Standardizing attention metrics would require significant compromises, either on the complexity of the current offerings or on the scale of the data being used. Some critics consider eye-tracking invasive, which means it is unlikely to become universal. If the IAB accepts any solution using an opt-in panel for eye-tracking, advertisers would need to accept such panel-based data as estimates, like they do with linear gross rating points, because they don’t have impression-by-impression data.

Imagine trying to fit the nuances of audiences and their interests, lifestyle and current mindset into categories like “high” or “low” attention.

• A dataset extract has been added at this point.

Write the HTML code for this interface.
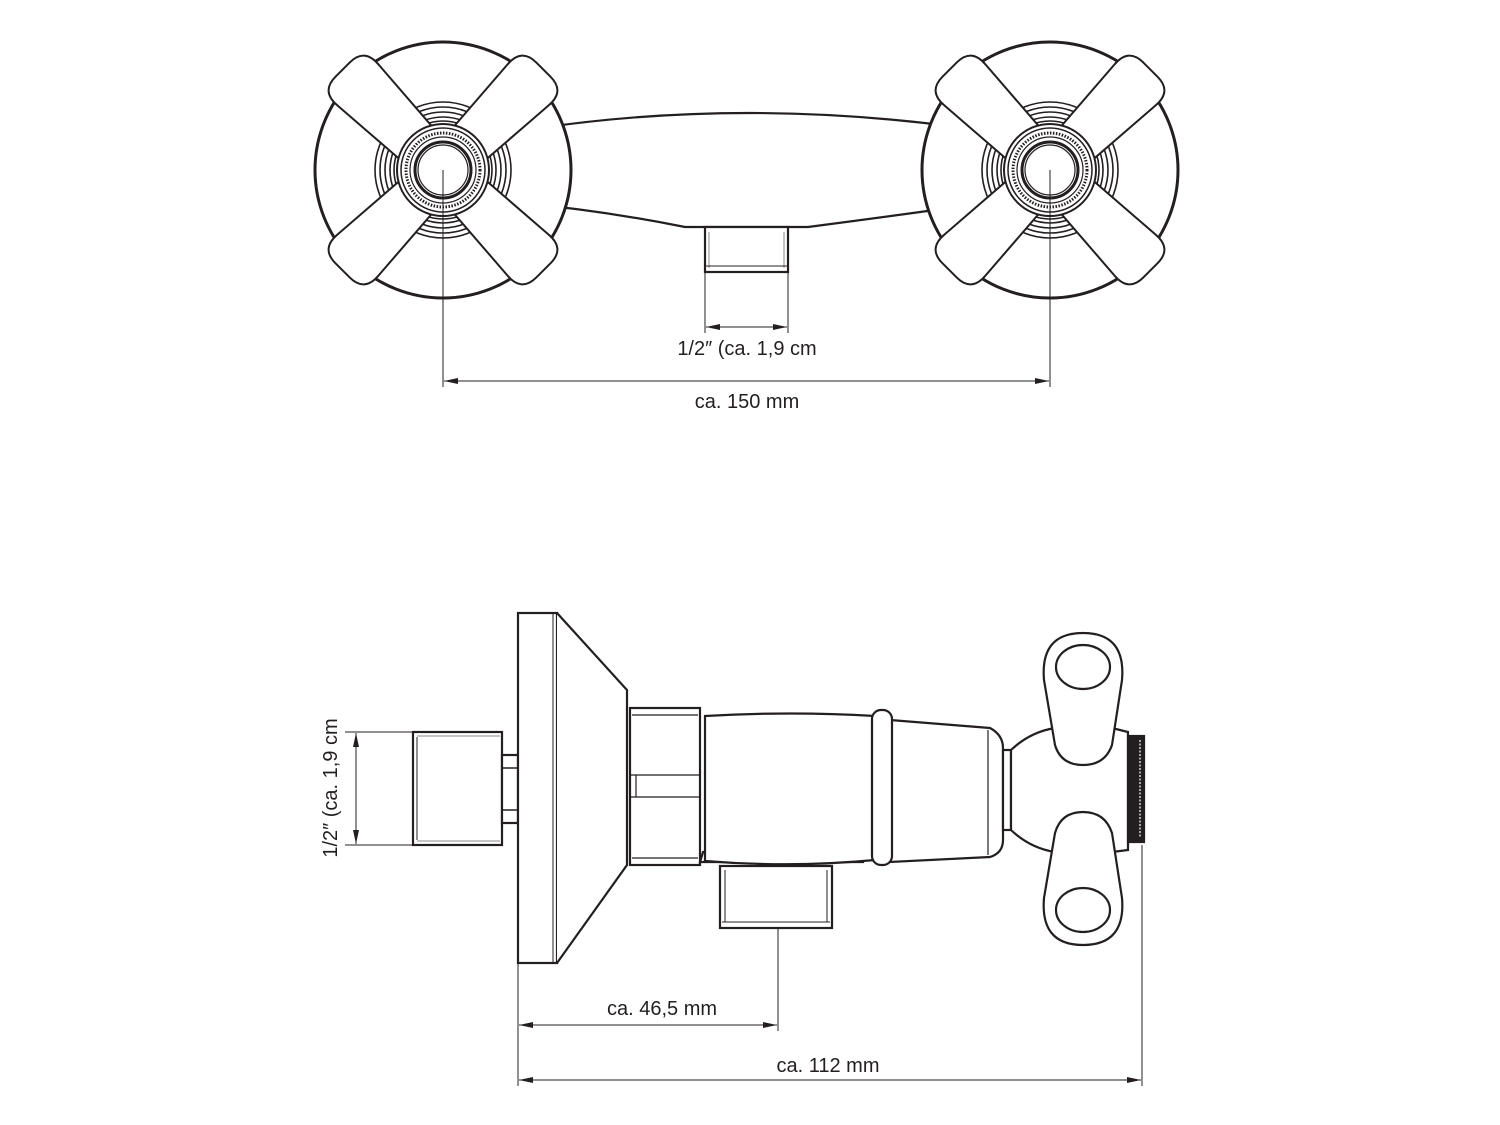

Enabling attention to be complex leans into the capabilities that programmatic technology didn’t have when viewability standards were created.

Letting data decide

Instead of trying to aggregate attention scores and treating them as binary, advertisers should use more dynamic measurements as one of many inputs in their media mix. Sometimes the attention score of an ad unit will be important, but sometimes the user or the creative will matter more. Strong creative and accurate targeting may reduce the importance of a high attention score.

Consider an eye-catching ad that people only glance at but drives high awareness. A default high attention requirement would block this placement. However, an advertiser allowing ad tech providers to test attention elements without being limited by them would still be able to use the creative to meet awareness campaign goals.

Advertisers have more data than ever before, making it beneficial to start embracing the complexity of attention. Allowing different providers to offer different solutions and definitions of attention might be inconvenient for publishers, but it gives advertisers multiple lenses through which to test their campaigns. Rather than pushing for standardized attention segments, we should focus on testing standards that enable advertisers to maximize performance based on their chosen inputs.

While attention metrics hold significant potential, they should be integrated as a feature in buying algorithms and models rather than as a standalone requirement. This approach will enable advertisers to tap into the full power of AI and data-driven decision-making to optimize their campaigns effectively.